I’ve never understood this critique. The PM has never been shy about his political views. Eight years as London mayor showed us how he governs. His time in writing and government shows exactly what he is: a self-defined liberal and a one-nation Tory.
If you think the phrase is meaningless look at the constituencies he won over and the years in which they became Labour strongholds:
Bishop Auckland: 1935
Wakefield: 1932
Leigh: 1922
Rother Valley: 1918
The dream of a one-nation Tory is as popular in the northern towns as in Kensington. Now it is real. The coalition of voters the PM built this week is his own stunning personal achievement and his priority is to keep these people on board.
This is why he’s unlikely to water down Brexit: he knows it'd be seen by his new voters as betrayal.
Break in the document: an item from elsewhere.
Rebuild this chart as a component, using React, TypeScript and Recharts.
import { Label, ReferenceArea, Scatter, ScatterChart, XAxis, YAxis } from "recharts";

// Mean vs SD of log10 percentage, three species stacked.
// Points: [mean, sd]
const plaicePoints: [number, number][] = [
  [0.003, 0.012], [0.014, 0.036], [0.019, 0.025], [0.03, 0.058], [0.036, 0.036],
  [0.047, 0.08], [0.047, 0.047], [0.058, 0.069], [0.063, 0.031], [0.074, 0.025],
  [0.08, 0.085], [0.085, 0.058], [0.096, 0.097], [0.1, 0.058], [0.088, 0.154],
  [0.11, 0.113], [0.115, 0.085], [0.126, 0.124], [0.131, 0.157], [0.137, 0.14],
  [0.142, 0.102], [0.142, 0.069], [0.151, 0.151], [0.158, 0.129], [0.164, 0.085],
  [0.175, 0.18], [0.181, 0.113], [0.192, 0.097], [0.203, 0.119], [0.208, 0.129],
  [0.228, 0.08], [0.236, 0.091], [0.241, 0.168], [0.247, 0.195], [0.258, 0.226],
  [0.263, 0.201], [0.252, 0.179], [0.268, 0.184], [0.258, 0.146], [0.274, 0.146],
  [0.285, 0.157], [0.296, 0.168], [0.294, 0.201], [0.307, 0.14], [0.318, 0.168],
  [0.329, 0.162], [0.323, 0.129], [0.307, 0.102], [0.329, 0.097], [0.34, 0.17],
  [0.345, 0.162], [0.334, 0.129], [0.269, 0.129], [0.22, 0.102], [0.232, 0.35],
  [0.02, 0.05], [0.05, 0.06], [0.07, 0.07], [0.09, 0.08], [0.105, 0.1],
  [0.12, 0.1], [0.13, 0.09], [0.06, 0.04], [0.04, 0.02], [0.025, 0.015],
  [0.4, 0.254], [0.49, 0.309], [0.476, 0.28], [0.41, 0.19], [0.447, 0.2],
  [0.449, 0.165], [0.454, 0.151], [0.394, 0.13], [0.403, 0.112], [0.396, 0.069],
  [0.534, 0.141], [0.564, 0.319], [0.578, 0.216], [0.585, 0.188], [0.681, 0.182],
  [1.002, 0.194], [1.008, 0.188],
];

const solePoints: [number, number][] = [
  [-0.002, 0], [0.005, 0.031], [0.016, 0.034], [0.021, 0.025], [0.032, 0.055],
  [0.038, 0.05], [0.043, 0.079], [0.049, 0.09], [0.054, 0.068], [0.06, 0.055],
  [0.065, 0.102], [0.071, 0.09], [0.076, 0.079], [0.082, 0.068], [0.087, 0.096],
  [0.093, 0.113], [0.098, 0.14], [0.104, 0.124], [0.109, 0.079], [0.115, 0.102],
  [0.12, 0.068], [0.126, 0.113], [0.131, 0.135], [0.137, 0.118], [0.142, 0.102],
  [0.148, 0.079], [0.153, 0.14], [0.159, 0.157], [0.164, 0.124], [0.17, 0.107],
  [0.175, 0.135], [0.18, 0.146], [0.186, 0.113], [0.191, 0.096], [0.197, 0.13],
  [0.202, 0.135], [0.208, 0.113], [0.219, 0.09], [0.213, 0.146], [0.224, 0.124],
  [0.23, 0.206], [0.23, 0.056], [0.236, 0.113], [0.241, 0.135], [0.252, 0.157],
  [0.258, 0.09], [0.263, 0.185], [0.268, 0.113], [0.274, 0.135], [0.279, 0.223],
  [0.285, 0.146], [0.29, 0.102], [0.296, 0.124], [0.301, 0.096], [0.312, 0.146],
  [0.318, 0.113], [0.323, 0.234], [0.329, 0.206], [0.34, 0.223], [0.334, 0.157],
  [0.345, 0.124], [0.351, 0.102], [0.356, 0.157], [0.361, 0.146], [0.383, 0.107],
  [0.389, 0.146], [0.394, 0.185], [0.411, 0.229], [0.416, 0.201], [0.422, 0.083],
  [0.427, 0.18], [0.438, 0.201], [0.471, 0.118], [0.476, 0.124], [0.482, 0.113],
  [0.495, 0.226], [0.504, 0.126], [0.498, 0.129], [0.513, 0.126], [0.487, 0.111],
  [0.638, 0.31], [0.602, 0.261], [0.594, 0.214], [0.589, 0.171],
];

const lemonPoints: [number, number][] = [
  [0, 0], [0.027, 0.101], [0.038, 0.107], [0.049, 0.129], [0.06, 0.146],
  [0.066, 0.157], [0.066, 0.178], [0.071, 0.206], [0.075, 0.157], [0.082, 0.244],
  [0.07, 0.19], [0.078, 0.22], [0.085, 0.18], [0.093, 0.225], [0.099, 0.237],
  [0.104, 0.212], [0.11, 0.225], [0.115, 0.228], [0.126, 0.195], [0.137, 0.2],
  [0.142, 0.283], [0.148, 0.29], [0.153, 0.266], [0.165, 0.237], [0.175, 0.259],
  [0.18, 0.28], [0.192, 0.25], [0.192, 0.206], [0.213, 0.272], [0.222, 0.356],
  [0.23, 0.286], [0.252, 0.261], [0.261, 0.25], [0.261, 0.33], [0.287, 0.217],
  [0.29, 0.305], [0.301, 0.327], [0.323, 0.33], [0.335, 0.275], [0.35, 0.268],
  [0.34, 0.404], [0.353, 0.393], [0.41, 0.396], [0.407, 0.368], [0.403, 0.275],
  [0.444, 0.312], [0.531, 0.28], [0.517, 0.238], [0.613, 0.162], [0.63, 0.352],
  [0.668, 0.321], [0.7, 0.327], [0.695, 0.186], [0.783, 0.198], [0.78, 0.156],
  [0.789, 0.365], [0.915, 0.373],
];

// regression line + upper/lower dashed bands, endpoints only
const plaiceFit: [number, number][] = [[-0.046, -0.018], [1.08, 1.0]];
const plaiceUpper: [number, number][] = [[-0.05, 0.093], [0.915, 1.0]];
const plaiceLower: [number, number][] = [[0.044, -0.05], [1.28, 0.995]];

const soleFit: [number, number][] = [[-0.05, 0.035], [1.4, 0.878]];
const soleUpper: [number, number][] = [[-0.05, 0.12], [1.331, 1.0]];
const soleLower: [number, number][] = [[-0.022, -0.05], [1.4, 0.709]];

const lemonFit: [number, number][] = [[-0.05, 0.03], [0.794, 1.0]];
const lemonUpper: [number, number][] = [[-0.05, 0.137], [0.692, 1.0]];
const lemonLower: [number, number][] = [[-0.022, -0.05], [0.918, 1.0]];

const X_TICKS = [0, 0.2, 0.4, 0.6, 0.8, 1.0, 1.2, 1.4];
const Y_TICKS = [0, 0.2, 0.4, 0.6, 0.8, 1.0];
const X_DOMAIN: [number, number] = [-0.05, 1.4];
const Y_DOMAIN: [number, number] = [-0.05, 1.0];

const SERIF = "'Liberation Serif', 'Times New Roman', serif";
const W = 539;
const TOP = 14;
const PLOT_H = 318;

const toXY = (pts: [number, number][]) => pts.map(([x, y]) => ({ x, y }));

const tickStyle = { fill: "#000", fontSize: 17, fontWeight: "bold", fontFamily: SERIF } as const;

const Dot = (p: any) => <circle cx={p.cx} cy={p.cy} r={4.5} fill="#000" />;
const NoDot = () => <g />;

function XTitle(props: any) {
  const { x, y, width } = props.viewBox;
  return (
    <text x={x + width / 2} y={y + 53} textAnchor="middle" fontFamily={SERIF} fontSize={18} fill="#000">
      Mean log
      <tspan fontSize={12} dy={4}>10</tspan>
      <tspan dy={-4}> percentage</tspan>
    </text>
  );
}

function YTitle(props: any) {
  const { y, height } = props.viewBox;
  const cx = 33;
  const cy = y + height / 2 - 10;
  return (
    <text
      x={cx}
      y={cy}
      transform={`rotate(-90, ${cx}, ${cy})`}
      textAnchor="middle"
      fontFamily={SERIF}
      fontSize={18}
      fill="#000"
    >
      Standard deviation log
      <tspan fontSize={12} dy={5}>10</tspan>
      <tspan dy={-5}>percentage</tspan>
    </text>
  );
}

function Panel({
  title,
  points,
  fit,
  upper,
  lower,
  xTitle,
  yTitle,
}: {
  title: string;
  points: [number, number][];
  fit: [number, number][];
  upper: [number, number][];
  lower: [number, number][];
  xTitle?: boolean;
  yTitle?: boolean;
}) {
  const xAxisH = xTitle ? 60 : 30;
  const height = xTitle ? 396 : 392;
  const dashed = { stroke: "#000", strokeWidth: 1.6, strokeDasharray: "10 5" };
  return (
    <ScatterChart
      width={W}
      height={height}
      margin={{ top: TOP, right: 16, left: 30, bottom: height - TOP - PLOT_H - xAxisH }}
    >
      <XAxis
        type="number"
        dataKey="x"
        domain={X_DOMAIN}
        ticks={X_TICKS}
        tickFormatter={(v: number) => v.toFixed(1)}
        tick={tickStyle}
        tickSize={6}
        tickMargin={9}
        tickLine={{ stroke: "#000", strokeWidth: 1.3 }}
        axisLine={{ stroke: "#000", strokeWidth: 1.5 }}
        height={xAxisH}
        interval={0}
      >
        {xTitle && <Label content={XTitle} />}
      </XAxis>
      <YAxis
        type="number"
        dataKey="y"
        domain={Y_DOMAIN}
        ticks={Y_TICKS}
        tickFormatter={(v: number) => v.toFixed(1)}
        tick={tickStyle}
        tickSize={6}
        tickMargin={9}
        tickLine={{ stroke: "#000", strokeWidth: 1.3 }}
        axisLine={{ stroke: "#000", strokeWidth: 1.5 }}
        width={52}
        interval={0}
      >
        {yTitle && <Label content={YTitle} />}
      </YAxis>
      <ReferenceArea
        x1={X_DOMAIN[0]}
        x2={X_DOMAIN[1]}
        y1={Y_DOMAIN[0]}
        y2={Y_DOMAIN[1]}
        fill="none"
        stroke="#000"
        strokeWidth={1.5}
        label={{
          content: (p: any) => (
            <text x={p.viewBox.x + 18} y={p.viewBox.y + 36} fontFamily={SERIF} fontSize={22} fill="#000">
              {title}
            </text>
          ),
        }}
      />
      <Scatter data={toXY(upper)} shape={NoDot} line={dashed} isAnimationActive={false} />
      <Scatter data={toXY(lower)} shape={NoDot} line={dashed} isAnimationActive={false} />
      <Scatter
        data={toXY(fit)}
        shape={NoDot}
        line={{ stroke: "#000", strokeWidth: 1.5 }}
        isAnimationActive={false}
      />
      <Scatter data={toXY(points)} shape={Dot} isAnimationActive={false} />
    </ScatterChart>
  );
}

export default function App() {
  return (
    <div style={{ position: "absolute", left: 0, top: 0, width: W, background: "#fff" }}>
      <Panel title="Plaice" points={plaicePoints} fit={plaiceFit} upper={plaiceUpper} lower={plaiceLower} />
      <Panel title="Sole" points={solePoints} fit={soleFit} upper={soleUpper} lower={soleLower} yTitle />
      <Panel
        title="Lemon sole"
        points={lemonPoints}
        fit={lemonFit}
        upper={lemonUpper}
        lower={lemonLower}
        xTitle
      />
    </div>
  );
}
What’s more, he thinks it’s pointless to delay Brexit because no concession will assuage the Remainers. “We haven’t healed the rift by delay,” he once told me, “we made it worse.”
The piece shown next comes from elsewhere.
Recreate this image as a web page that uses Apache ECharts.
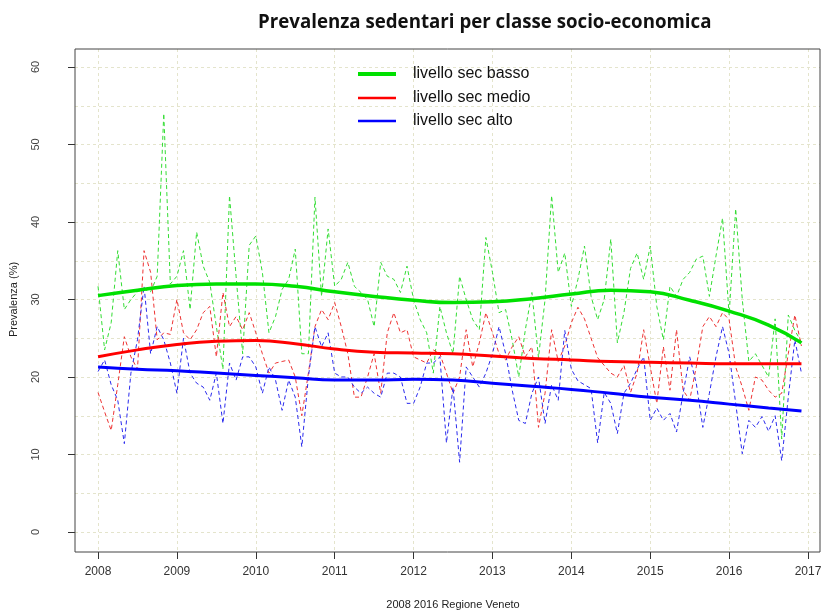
<!DOCTYPE html>
<html><head><meta charset="utf-8">
<script src="https://cdn.jsdelivr.net/npm/echarts@6/dist/echarts.min.js"></script>
<style>html,body{margin:0;padding:0;background:#fff}#c{width:826px;height:616px}</style>
</head><body><div id="c"></div>
<script>
const startYear = 2008;
const yearTicks = [2008,2009,2010,2011,2012,2013,2014,2015,2016,2017];
const seriesNames = ['livello sec basso','livello sec medio','livello sec alto'];
const basso = [31.7,23.5,27,36.3,28.7,30,31,31.3,31,33,54,32,33,36.3,
28.7,38.7,34.3,32.2,26.5,21,43.4,33,23,37,38.2,33.5,25.7,
27.8,31.3,32.6,36.5,23,23,43.2,30.4,39.1,31.7,32.6,34.8,31.7,
30.9,30,26.5,34.8,33,32.6,30.9,34.3,30,27.4,25.7,20.5,29.1,25.7,
23,33,30,27.4,26.1,38,33.5,28.3,28.7,24.8,20,26.1,30.9,22.5,
30,43.4,33.5,36,29.1,32.6,36.9,30.4,27.4,30,37.8,24.4,28.3,34,
36,32.6,36.9,29.1,24.8,31.7,30.4,32.6,33.5,35.2,35.6,30.4,35.6,40.5,
28,41.7,30,22,23,21.5,20,27.5,12,28,26,24.5];
const medio = [18,15.5,13.1,19,25.2,22.6,21,36.3,33.5,24.8,25.7,25.5,30,25.7,
24.8,26.1,28.3,29.1,22.6,30.9,26.5,27.8,26.1,28.3,25.7,23,20.5,
21.8,22,22.2,20,15,20.5,26.5,28.7,27.4,29.6,26.5,23,17.4,
17.4,20,23,17.9,25.7,28.3,25.7,26.1,22.6,22.2,21.8,23.5,23,20.5,
17.9,20,26.1,21.3,24.4,28.3,25.7,23,22.2,23.9,25.2,22.6,23.9,13.5,
17.9,26.1,22,24,27,29,27.5,25,22.5,21.5,20.5,20,21.5,18,
20.5,26.1,21.3,16.6,23.9,18.3,26.1,18.3,17,21.3,26.5,27.8,26.5,28.3,
27.4,21.3,18.7,15.7,20,19.6,18.3,17.4,17.9,23,28,24];
const alto = [20.7,22.2,19,17,11.4,20.5,24.8,31.7,23,26.5,24.8,21.8,17.9,25,
20.5,19.2,18.7,17,20.5,14,21.8,19.6,22.6,22.6,21.3,17.9,21.3,
19.6,15.7,19.6,17.4,11,20,26.5,23.9,25.7,20.5,20,20,18.7,
17.9,18.7,17.9,17.4,20.5,20.5,20,16.6,16.6,18.7,21.8,21.8,22.6,11.5,
18.7,9,21.3,20,18.7,20.5,23,26.5,23,18.3,14.4,14,17.9,20,
14,19,17,26,21,19.5,19,18.5,11.5,18,16.6,12.7,17.9,19.2,
21,22.6,14.4,16,14.4,15.3,12.9,17.9,22.6,19.2,13.5,17.9,22.6,26.5,
23,16.6,10.1,14.4,13.5,14.9,13,15,9.2,17.4,24.8,20.5];
const trendX = [2008,2008.5,2009,2009.5,2010,2010.5,2011,2011.5,2012,2012.5,2013,2013.5,2014,2014.5,2015,2015.5,2016,2016.5,2016.917];
const trendBasso = [30.5,31.2,31.8,32,32,31.7,31,30.4,29.9,29.6,29.7,30.1,30.7,31.2,31,29.9,28.5,26.7,24.4];
const trendMedio = [22.6,23.5,24.2,24.6,24.7,24.3,23.6,23.2,23.1,23,22.7,22.4,22.2,22,21.9,21.8,21.7,21.7,21.7];
const trendAlto = [21.3,21,20.8,20.5,20.2,19.9,19.6,19.6,19.7,19.6,19.2,18.8,18.4,17.9,17.4,17,16.5,16,15.6];
const yTicks = [0,10,20,30,40,50,60];

const colors = ['#00e000','#ff0000','#0000ff'];
const dashColors = ['#33dd33','#ee3333','#2a2aee'];
const monthly = arr => arr.map((v,i)=>[startYear + i/12, v]);
const trend = arr => arr.map((v,i)=>[trendX[i], v]);

const chart = echarts.init(document.getElementById('c'), null, {renderer:'canvas'});
const dashed = (name, arr, c) => ({type:'line', name, data:monthly(arr), xAxisIndex:0, yAxisIndex:0,
  showSymbol:false, symbol:'none', lineStyle:{color:c, width:1, type:[4,3]}, itemStyle:{color:c}, z:2, silent:true});
const smooth = (name, arr, c, w) => ({type:'line', name, data:trend(arr), xAxisIndex:0, yAxisIndex:0,
  smooth:0.5, showSymbol:false, symbol:'none', lineStyle:{color:c, width:w}, itemStyle:{color:c}, z:3, silent:true});
const legendText = {fontSize:16, color:'#111', fontFamily:'Liberation Sans, Arial, sans-serif', padding:[0,0,0,12]};
const mkLegend = (name, top, h) => ({data:[{name, icon:'rect'}], left:358, top, itemWidth:38, itemHeight:h,
  textStyle:legendText, orient:'vertical', padding:0, selectedMode:false});

chart.setOption({
  animation:false,
  backgroundColor:'#fff',
  title:{text:'Prevalenza sedentari per classe socio-economica', left:253, top:8,
    textStyle:{fontSize:18.7, fontWeight:'bold', color:'#111', fontFamily:'Open Sans, sans-serif'}},
  legend:[mkLegend(seriesNames[0],66,4), mkLegend(seriesNames[1],90,2.5), mkLegend(seriesNames[2],113,2.5)],
  grid:[
    {left:75, right:6, top:49, bottom:64, show:true, borderColor:'#444', borderWidth:1, backgroundColor:'transparent', z:1},
    {left:75, right:6, top:67, bottom:84},
    {left:98, right:18, top:49, bottom:64}
  ],
  xAxis:[
    {gridIndex:0, type:'value', min:2007.708, max:2017.152, show:false},
    {gridIndex:1, type:'value', min:0, max:1, show:false},
    {gridIndex:2, type:'value', min:yearTicks[0], max:yearTicks[yearTicks.length-1], interval:1,
      axisLine:{show:false}, axisTick:{show:true, length:7, lineStyle:{color:'#333'}},
      axisLabel:{margin:14, fontSize:12, color:'#333', fontFamily:'Liberation Sans, Arial, sans-serif', formatter:v=>String(v)},
      splitLine:{show:true, lineStyle:{color:'#e4e4cc', type:[3,3], width:1}},
      name:'2008 2016 Regione Veneto', nameLocation:'middle', nameGap:47,
      nameTextStyle:{fontSize:11, color:'#222', fontFamily:'Liberation Sans, Arial, sans-serif'}}
  ],
  yAxis:[
    {gridIndex:0, type:'value', min:-2.58, max:62.32, show:false},
    {gridIndex:1, type:'value', min:yTicks[0], max:yTicks[yTicks.length-1], interval:10,
      axisLine:{show:false}, axisTick:{show:true, length:7, lineStyle:{color:'#333'}},
      axisLabel:{rotate:90, margin:34, fontSize:11, color:'#444', fontFamily:'Liberation Sans, Arial, sans-serif'},
      splitLine:{show:false},
      name:'Prevalenza (%)', nameLocation:'middle', nameGap:56, nameRotate:90,
      nameTextStyle:{fontSize:11, color:'#222', fontFamily:'Liberation Sans, Arial, sans-serif'}},
    {gridIndex:2, type:'value', min:0, max:1, show:false},
    {gridIndex:1, type:'value', min:0, max:60, interval:5, axisLine:{show:false}, axisTick:{show:false}, axisLabel:{show:false},
      splitLine:{show:true, lineStyle:{color:'#e4e4cc', type:[3,3], width:1}}}
  ],
  series:[
    {type:'line', data:[], xAxisIndex:1, yAxisIndex:1},
    dashed('basso mensile', basso, dashColors[0]),
    dashed('medio mensile', medio, dashColors[1]),
    dashed('alto mensile', alto, dashColors[2]),
    smooth(seriesNames[0], trendBasso, colors[0], 3.5),
    smooth(seriesNames[1], trendMedio, colors[1], 3),
    smooth(seriesNames[2], trendAlto, colors[2], 3)
  ]
});
</script></body></html>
His theory is a clear clean prompt Brexit is the only remedy for Brexit divisions. He did compromise over Northern Ireland in the last deal. But he then had no choice: no majority and parliament was threatening to tie his hands. With a majority of 80 no one can threaten him now.
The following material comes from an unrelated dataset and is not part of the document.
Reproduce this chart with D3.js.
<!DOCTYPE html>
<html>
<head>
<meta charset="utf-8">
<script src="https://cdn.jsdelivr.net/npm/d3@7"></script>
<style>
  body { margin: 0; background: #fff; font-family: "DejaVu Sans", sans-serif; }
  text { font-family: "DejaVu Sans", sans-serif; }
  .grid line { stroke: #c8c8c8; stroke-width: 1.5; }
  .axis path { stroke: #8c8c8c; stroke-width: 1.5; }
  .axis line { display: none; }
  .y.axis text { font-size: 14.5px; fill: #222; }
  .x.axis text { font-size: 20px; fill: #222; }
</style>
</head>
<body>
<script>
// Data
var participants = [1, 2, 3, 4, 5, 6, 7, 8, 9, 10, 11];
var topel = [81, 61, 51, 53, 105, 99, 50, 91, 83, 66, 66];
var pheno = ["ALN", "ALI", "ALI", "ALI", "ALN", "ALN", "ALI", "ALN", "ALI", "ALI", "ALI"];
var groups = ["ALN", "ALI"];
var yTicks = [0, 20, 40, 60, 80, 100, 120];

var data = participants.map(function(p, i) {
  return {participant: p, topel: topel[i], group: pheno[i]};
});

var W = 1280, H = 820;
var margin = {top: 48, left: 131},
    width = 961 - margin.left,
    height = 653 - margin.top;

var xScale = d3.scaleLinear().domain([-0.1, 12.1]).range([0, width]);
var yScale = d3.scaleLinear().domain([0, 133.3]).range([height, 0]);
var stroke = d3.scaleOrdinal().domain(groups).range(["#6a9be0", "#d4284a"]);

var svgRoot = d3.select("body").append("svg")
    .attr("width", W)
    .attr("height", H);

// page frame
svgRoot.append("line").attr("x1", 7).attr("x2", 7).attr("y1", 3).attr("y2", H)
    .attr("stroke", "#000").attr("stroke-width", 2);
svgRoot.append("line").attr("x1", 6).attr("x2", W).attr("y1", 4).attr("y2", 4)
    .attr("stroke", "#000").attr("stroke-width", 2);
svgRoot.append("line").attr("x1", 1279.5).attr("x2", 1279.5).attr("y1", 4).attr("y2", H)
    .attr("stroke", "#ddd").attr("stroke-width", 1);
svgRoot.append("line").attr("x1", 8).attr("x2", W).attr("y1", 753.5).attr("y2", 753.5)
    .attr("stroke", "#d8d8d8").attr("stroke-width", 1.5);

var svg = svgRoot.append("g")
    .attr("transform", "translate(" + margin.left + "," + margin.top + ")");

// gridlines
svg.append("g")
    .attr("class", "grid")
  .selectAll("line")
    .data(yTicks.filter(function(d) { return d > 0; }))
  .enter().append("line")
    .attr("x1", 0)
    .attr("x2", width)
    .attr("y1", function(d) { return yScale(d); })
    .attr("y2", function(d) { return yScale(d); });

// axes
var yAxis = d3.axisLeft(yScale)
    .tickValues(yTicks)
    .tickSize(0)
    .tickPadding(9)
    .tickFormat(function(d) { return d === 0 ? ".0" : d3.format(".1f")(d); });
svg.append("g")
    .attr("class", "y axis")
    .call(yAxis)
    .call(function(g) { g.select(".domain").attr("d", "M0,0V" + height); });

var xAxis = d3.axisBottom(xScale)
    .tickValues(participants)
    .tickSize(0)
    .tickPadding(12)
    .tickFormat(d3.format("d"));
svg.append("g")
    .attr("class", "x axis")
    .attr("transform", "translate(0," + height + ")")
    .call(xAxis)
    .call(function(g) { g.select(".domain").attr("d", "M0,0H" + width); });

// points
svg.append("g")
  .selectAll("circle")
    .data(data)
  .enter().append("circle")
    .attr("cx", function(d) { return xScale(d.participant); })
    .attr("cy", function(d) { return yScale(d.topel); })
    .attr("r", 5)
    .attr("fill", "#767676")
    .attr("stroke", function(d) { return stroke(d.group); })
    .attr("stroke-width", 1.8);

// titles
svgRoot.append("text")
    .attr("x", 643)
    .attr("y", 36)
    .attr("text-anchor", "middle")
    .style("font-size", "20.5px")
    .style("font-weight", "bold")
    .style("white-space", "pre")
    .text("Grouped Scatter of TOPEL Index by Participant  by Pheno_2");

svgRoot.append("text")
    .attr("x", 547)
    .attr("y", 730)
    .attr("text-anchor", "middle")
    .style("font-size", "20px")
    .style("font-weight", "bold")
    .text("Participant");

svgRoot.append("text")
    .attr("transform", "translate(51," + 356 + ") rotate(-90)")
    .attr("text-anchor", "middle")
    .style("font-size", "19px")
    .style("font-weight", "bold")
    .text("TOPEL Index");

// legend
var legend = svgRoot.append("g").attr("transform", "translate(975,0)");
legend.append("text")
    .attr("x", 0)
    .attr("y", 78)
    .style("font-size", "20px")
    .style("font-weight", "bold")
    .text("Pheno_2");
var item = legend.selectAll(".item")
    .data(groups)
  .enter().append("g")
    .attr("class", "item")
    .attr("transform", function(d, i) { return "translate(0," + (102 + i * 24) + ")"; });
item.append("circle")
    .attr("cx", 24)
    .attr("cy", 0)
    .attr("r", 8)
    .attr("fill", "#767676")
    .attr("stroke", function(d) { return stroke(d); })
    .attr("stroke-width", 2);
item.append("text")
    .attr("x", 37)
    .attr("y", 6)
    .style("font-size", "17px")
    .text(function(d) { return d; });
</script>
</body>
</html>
The idea of PM Boris cutting down the size of the state in an austerity frenzy is also fanciful. He promised his new voters more NHS spending and school investment. Tax cuts: there will be a few here and there but serious ones will have to wait. Spending will start straight away.
The Chancellor is all geared up to borrow. He thinks we’re in a new era of rock-bottom interest rates and argues it would be almost rude not to borrow more. As long as it’s ploughed into infrastructure, he says, he’ll borrow away.
Last week he told me he’ll rewrite Treasury rules so investment does not just go where it’s likely to generate the fastest return (i.e. the Tory-voting south) but to places that have been overlooked and undervalued (i.e. the newly-Tory-voting north). Boris is all up for this.
Both think it would be “ludicrous” - Javid’s word - not to borrow more when rates are so low. So there won’t be a sudden lurch back to austerity, because the PM and his Chancellor think it’s time to cover the north in cranes and hi-vis jackets.
Levido (Conservative campaign chief) had to weigh in and stop No10 promising to splurge even more. Much as people like me may wish it were otherwise, low-tax Thatcher-style economics has left the body of the Conservative Party. The Prime Minister has other priorities.
The one he keeps repeating, is that he has to ‘deliver’ for the new voters, the previously disillusioned voters to whom his campaign was dedicated. “We will work round the clock to repay your trust,” he said yesterday.
Repaying them will mean addressing regional inequality, stopping London becoming too powerful relative to the rest of the country. Funding (rather than reforming) public services, borrowing more rather than spending less.
To heal the rifts exposed by the referendum – and the rifts created by its result – he’ll combine a global Brexit agenda (more visas for scientists and high skilled workers) with tough control on low-skilled immigration. And somewhere along the way, redefine Toryism.
As he knows, a great many voters came to him because of their exasperation over the Brexit deadlock and Corbyn. Neither of these two will be around for long. At his victory speech to party members yesterday he seemed to be speaking for something called “the people’s government”,
which he referred to again outside No10. It gives a glimpse of how he sees things: not the 4th term of Tory administration, but the 1st term what he calls his "new One Nation government". At the moment, it’s a soundbite. He will now start work making it into the new Conservatism.